Así se dieron a conocer —enumera en su crónica— “el Sebucán, los Chimbangueles, los Diablos Danzantes de Yare, la Fiesta de San Juan, la Parranda de San Pedro, la Chichamaya y, entre otros, el Joropo”, además de El Carite, El Pájaro Guarandol y El Tamunangue, todos presentados con suficiente brillo y autenticidad como si hubiesen sido ejecutados en su contexto emotivo original, fuere música de regiones de mar, valle, llano o montaña. Estos bailes y músicas finalmente se dieron a conocer en los actos culturales escolares, al lado del ahora olvidado Himno al árbol de Pietri y Granado, y revalorizaron lo criollo en general, logrando su apogeo bajo el ala nacionalista del Nuevo Ideal Nacional de los cincuenta (un tanto como, años después, en el nuevo siglo, la atención nuevamente se volcara hacia lo criollo en los medios, los cuales, sin embargo, pusieron su énfasis en apenas algunas manifestaciones modernas, como la música creada por los llamados ensambles, echando a un lado casi todo lo bueno hecho anteriormente con mayor ambición instrumental). La Fiesta de la Tradición revivió la música llanera, que ya era conocida en sus formas típicas y en sus adaptaciones urbanas, en las retretas dominicales y, en parte, a través de los toros coleados y de piezas de teatro como la zarzuela Alma llanera y de la revista El rey del joropo. Pero fue a partir de ese magno Festival cuando lo tradicional fue impulsado luego por artistas y críticos-promotores, instituciones y orquestas sinfónicas, en lo que pareciera ser un distante eco del Festival. Éste había demostrado, con impactante efectividad, que lo folklórico subyacía vivo y lo expuso ante el público y críticos internacionales en sus formas más auténticas. Algunos músicos entresacaron una que otra melodía, de las que se presentaron en el Nuevo Circo, y la convirtieron en ritmos bailables más digeribles y “comerciales”.

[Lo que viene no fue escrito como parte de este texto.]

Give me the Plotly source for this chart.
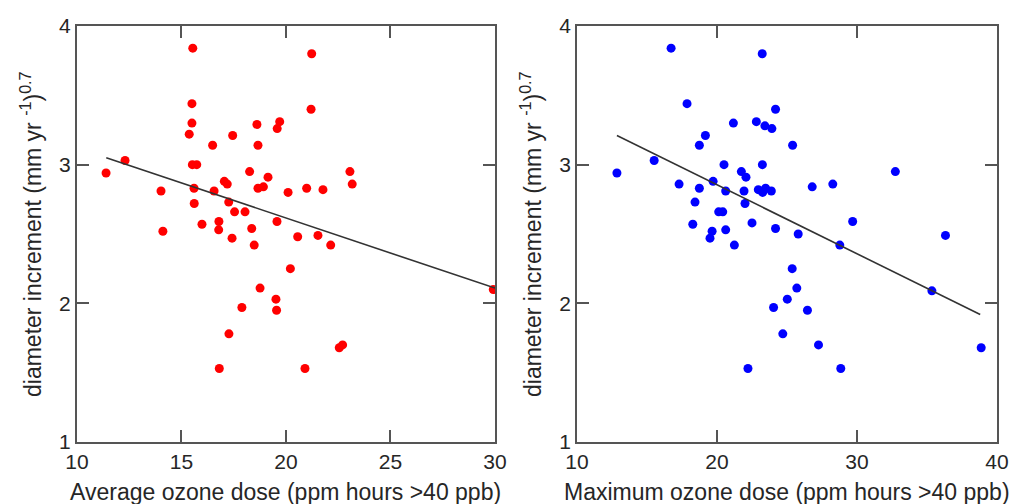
import plotly.graph_objects as go

# Left panel: average ozone dose vs diameter increment
avg_dose = [15.54, 21.23, 15.50, 21.20, 15.50, 18.61, 19.70, 19.58, 15.37, 17.45,
            16.49, 18.66, 12.30, 15.52, 15.73, 11.39, 18.26, 23.06, 23.17, 19.14,
            17.05, 17.19, 14.02, 15.60, 16.56, 18.66, 18.92, 20.10, 20.99, 21.77,
            15.61, 17.26, 17.54, 18.04, 19.57, 15.98, 16.79, 16.78, 14.11, 18.36,
            17.42, 20.56, 21.53, 18.48, 22.14, 20.21, 18.76, 19.52, 17.89, 19.55,
            17.27, 22.55, 22.71, 16.81, 20.91, 29.92]
avg_incr = [3.84, 3.80, 3.44, 3.40, 3.30, 3.29, 3.31, 3.26, 3.22, 3.21,
            3.14, 3.14, 3.03, 3.00, 3.00, 2.94, 2.95, 2.95, 2.86, 2.91,
            2.88, 2.86, 2.81, 2.83, 2.81, 2.83, 2.84, 2.80, 2.83, 2.82,
            2.72, 2.73, 2.66, 2.66, 2.59, 2.57, 2.59, 2.53, 2.52, 2.54,
            2.47, 2.48, 2.49, 2.42, 2.42, 2.25, 2.11, 2.03, 1.97, 1.95,
            1.78, 1.68, 1.70, 1.53, 1.53, 2.10]
avg_fit_x = [11.4, 30.0]
avg_fit_y = [3.05, 2.11]

# Right panel: maximum ozone dose vs diameter increment
max_dose = [16.72, 23.23, 17.86, 24.18, 21.17, 22.81, 23.42, 23.92, 19.17, 18.74,
            25.40, 15.51, 12.85, 20.50, 23.24, 21.74, 22.07, 32.74, 19.72, 17.29,
            18.74, 20.62, 21.93, 22.95, 23.26, 23.47, 23.88, 26.80, 28.27, 18.43,
            22.00, 20.12, 20.41, 18.27, 22.50, 29.69, 19.65, 19.50, 20.62, 24.18,
            25.80, 36.32, 21.24, 28.77, 25.37, 25.70, 25.02, 24.04, 26.46, 24.70,
            27.25, 38.87, 22.21, 28.84, 35.35]
max_incr = [3.84, 3.80, 3.44, 3.40, 3.30, 3.31, 3.28, 3.26, 3.21, 3.14,
            3.14, 3.03, 2.94, 3.00, 3.00, 2.95, 2.91, 2.95, 2.88, 2.86,
            2.83, 2.81, 2.81, 2.82, 2.80, 2.83, 2.81, 2.84, 2.86, 2.73,
            2.72, 2.66, 2.66, 2.57, 2.58, 2.59, 2.52, 2.47, 2.53, 2.54,
            2.50, 2.49, 2.42, 2.42, 2.25, 2.11, 2.03, 1.97, 1.95, 1.78,
            1.70, 1.68, 1.53, 1.53, 2.09]
max_fit_x = [12.85, 38.8]
max_fit_y = [3.21, 1.92]

x_titles = ["Average ozone dose (ppm hours >40 ppb)",
            "Maximum ozone dose (ppm hours >40 ppb)"]
y_title = "diameter increment (mm yr <sup>-1</sup>)<sup>0.7</sup>"

FONT = "Liberation Sans, Arial, Helvetica, sans-serif"
TXT = "#262626"
FRAME = "#555555"

fig = go.Figure()
fig.add_trace(go.Scatter(x=avg_dose, y=avg_incr, mode="markers",
                         marker=dict(color="#ff0000", size=9, line=dict(width=0)),
                         xaxis="x", yaxis="y", showlegend=False))
fig.add_trace(go.Scatter(x=avg_fit_x, y=avg_fit_y, mode="lines",
                         line=dict(color="#333333", width=1.6),
                         xaxis="x", yaxis="y", showlegend=False))
fig.add_trace(go.Scatter(x=max_dose, y=max_incr, mode="markers",
                         marker=dict(color="#0000ff", size=9, line=dict(width=0)),
                         xaxis="x2", yaxis="y2", showlegend=False))
fig.add_trace(go.Scatter(x=max_fit_x, y=max_fit_y, mode="lines",
                         line=dict(color="#333333", width=1.6),
                         xaxis="x2", yaxis="y2", showlegend=False))

axis_common = dict(showline=True, linecolor=FRAME, linewidth=2, mirror="ticks",
                   ticks="inside", ticklen=12, tickwidth=2, tickcolor=FRAME,
                   showgrid=False, zeroline=False, automargin=False,
                   tickfont=dict(family=FONT, size=21, color=TXT))

fig.update_layout(
    width=1010, height=504,
    margin=dict(l=77, r=13, t=26, b=62),
    paper_bgcolor="white", plot_bgcolor="white",
    xaxis=dict(domain=[0, 0.4543], range=[10, 30], tickvals=[10, 15, 20, 25, 30],
               anchor="y", **axis_common),
    yaxis=dict(domain=[0, 1], range=[1, 4], tickvals=[1, 2, 3, 4],
               anchor="x", **axis_common),
    xaxis2=dict(domain=[0.5435, 1], range=[10, 40], tickvals=[10, 20, 30, 40],
                anchor="y2", **axis_common),
    yaxis2=dict(domain=[0, 1], range=[1, 4], tickvals=[1, 2, 3, 4],
                anchor="x2", **axis_common),
)

annots = []
for xa, title in zip(["x", "x2"], x_titles):
    annots.append(dict(text=title, xref=f"{xa} domain", yref="paper",
                       x=0.5, y=0, yshift=-50, showarrow=False,
                       xanchor="center", yanchor="middle",
                       font=dict(family=FONT, size=23, color=TXT)))
for xa in ["x", "x2"]:
    annots.append(dict(text=y_title, xref=f"{xa} domain", yref="paper",
                       x=0, y=0.5, xshift=-46, showarrow=False, textangle=-90,
                       xanchor="center", yanchor="middle",
                       font=dict(family=FONT, size=23, color=TXT)))
fig.update_layout(annotations=annots)

fig.write_html("out.html",
               config={"displayModeBar": False},
               post_script="document.body.style.margin='0';"
                           "document.body.style.overflow='hidden';")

Este fue el caso de El carite, que se convirtió en el tema de la orquesta de Pedro J. Belisario; pero lo más importante fue el descubrimiento del “Indio” (Ignacio) Figueredo, el arpista más recio de Apure, si bien lo más sorprendente de todo el Festival y del propio hecho de su formidable montaje y proyección, es que todas esas expresiones artísticas permanecían intactas en su propio hábitat. Fue precisamente esa condición de anonimato la que hizo posible sustraerlas y mostrarlas con toda su pureza. En parte, ese anonimato se debía al aislamiento del país de la Península y de las regiones entre sí. Escribe Alirio Díaz: “Esto da a entender que el patrimonio artístico que trajeron los negros, los soldados y los labriegos en los siglos 16 y 17 permaneció por largo tiempo incontaminado en sus raíces esenciales, prosiguiendo todavía hoy una buena parte de éstos a nutrir el arte tradicional popular de la República”. A ello contribuyó la vida estacionaria de la Colonia, que no era propicia para el cambio. El coplero nacional, que llegó a Caracas desde Oriente y los Llanos con los soldados de la Independencia, y que le cantaba a lugares, hechos y personajes históricos, desde Colón y Fernando VII hasta Juan Vicente Gómez (Juan Crisóstomo el coriano/ tumbó a Páez el titán;/ Juan Pablo tumbó a Guzmán/ y Juan Vicente a Cipriano), fue posteriormente alabado por Udón Pérez nacido en la tierra de la gaita marabina, que tanto daría que hablar en la capital, a partir de mediados del siglo pasado:¡Qué profunda intención, qué poesía/qué acervo de genial filosofía/ encierran pueblo amado, tus canciones…/tu fe sencilla, tu esperanza ardiente/Dios, la Patria, los Héroes tutelares./Hechos, leyes, costumbres, tradiciones./Todo vive y palpita en tus cantares. Esos “cantares” intentó difundirlos el organista panameño Salvador Muñoz con El carite, el Mare-Mare, El pájaro guarandol y Fúlgida luna. Muñoz buscaba un éxito, basado en ese repertorio, que era conocido de todos. Su hermano Avelino lo obtuvo, más tarde, con el Guararé (en 1949), además de acompañar a Bobby Capó en La múcura, que fue muy popular; pero Salvador, que había estado en Caracas años antes (en 1940), no tuvo suerte y, sin pensarlo dos veces, así como vino, decidió irse con su órgano a otra parte.